• _Given instruction_
For the data below, report only the number of lines containing the string "matplotlib".

• _Source data_
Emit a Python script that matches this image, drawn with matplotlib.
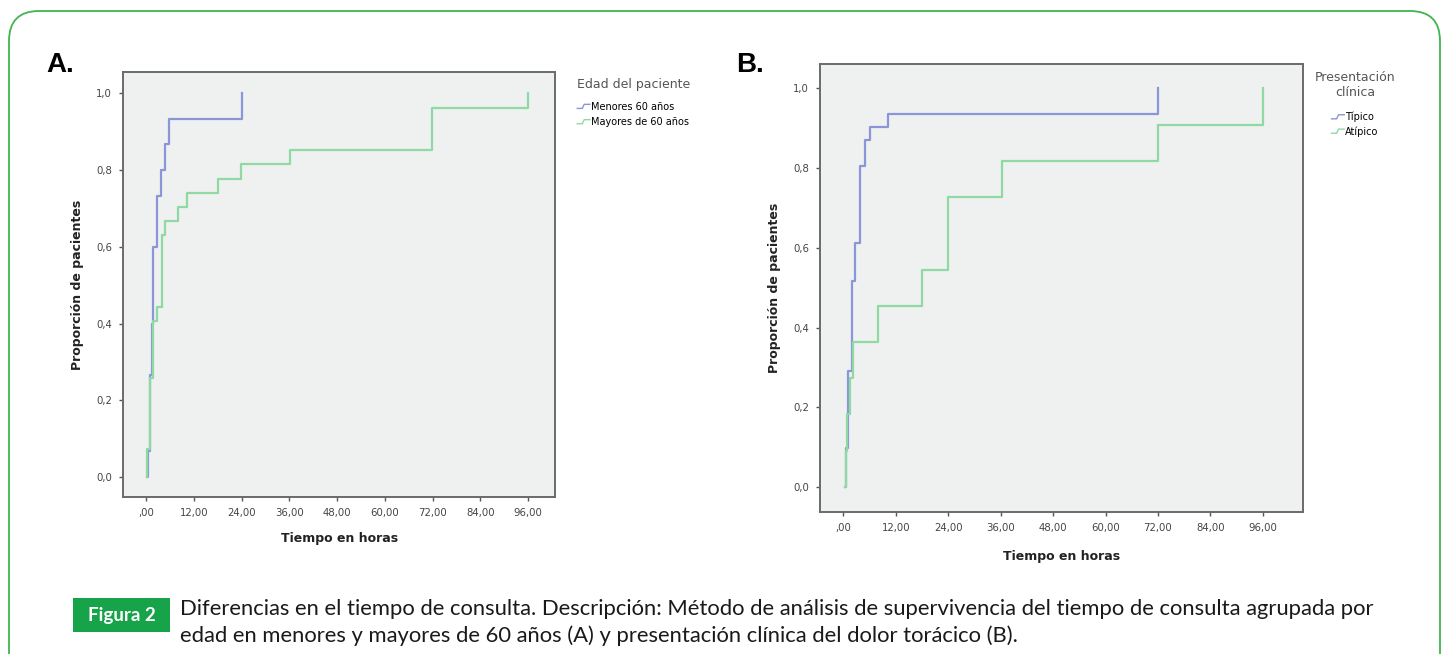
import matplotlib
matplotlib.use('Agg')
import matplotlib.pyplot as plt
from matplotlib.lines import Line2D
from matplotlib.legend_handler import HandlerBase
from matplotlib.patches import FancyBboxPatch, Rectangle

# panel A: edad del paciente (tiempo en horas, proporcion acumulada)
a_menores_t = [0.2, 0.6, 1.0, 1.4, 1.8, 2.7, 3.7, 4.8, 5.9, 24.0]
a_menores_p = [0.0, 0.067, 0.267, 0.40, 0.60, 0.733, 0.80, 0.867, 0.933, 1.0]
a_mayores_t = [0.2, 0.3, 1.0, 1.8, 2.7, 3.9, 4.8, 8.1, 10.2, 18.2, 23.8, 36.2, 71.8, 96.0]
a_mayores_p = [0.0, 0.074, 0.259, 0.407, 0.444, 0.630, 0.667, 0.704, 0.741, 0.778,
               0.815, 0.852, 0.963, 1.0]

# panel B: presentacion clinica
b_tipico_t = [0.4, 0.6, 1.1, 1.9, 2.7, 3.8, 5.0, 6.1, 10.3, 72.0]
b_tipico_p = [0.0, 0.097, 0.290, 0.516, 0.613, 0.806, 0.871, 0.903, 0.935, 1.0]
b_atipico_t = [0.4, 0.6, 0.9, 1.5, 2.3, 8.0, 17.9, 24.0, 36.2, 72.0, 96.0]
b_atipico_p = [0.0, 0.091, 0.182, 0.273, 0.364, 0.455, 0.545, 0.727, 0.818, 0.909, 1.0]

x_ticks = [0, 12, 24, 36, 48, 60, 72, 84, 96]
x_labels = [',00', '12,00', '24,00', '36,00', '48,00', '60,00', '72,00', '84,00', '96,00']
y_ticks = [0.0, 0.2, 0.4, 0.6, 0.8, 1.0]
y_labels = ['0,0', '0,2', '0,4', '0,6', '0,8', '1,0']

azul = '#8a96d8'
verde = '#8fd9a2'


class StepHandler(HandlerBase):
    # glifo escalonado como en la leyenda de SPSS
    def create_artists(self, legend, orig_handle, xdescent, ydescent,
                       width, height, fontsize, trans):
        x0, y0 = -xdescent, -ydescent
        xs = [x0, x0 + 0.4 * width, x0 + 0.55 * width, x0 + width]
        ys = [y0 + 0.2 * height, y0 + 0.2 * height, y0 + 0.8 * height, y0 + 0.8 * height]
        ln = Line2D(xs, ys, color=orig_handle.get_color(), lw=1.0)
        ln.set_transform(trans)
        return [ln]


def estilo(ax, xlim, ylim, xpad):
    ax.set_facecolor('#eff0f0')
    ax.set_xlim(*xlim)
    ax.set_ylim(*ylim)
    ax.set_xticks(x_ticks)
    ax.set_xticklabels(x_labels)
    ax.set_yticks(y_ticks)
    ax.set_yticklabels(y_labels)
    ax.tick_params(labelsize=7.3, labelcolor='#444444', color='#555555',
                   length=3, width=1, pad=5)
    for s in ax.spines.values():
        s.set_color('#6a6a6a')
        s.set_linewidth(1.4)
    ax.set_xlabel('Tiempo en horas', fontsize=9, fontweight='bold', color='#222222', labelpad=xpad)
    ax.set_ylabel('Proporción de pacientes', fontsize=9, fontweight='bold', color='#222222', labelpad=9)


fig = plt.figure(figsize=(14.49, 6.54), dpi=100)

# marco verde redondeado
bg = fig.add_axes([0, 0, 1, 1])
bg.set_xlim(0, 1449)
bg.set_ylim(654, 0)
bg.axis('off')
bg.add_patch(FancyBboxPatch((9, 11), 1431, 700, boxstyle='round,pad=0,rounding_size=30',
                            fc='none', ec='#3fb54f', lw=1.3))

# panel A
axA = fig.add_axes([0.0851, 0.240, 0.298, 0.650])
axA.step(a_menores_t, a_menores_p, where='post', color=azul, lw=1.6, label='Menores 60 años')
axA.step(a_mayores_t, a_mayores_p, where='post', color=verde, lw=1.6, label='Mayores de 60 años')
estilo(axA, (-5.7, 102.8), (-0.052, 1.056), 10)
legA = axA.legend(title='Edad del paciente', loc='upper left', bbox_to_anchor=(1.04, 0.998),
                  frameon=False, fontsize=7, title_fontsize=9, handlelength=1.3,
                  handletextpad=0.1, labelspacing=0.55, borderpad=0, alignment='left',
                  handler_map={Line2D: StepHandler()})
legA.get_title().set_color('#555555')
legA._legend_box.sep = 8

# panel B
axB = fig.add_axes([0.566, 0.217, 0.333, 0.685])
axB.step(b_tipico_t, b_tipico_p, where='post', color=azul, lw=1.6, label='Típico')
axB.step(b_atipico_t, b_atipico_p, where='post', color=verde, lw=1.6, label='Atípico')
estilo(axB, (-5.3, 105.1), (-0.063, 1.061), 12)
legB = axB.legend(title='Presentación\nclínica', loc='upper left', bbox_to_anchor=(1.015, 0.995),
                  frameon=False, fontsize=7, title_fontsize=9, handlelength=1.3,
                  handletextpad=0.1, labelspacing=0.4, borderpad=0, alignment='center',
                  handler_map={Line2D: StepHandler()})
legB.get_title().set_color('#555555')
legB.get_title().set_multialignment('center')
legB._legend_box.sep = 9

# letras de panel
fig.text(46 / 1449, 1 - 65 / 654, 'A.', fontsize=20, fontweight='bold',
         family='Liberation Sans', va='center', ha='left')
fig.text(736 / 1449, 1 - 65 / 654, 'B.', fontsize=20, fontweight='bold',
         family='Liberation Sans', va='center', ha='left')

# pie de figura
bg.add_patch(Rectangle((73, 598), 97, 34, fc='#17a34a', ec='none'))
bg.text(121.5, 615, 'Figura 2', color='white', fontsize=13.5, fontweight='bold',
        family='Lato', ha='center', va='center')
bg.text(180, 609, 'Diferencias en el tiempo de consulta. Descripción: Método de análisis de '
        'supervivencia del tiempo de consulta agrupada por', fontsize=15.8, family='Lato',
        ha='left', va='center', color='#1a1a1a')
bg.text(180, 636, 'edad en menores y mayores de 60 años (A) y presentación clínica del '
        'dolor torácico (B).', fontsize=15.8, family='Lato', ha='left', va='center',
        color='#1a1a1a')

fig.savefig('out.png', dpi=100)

• _Answer to the exercise_
7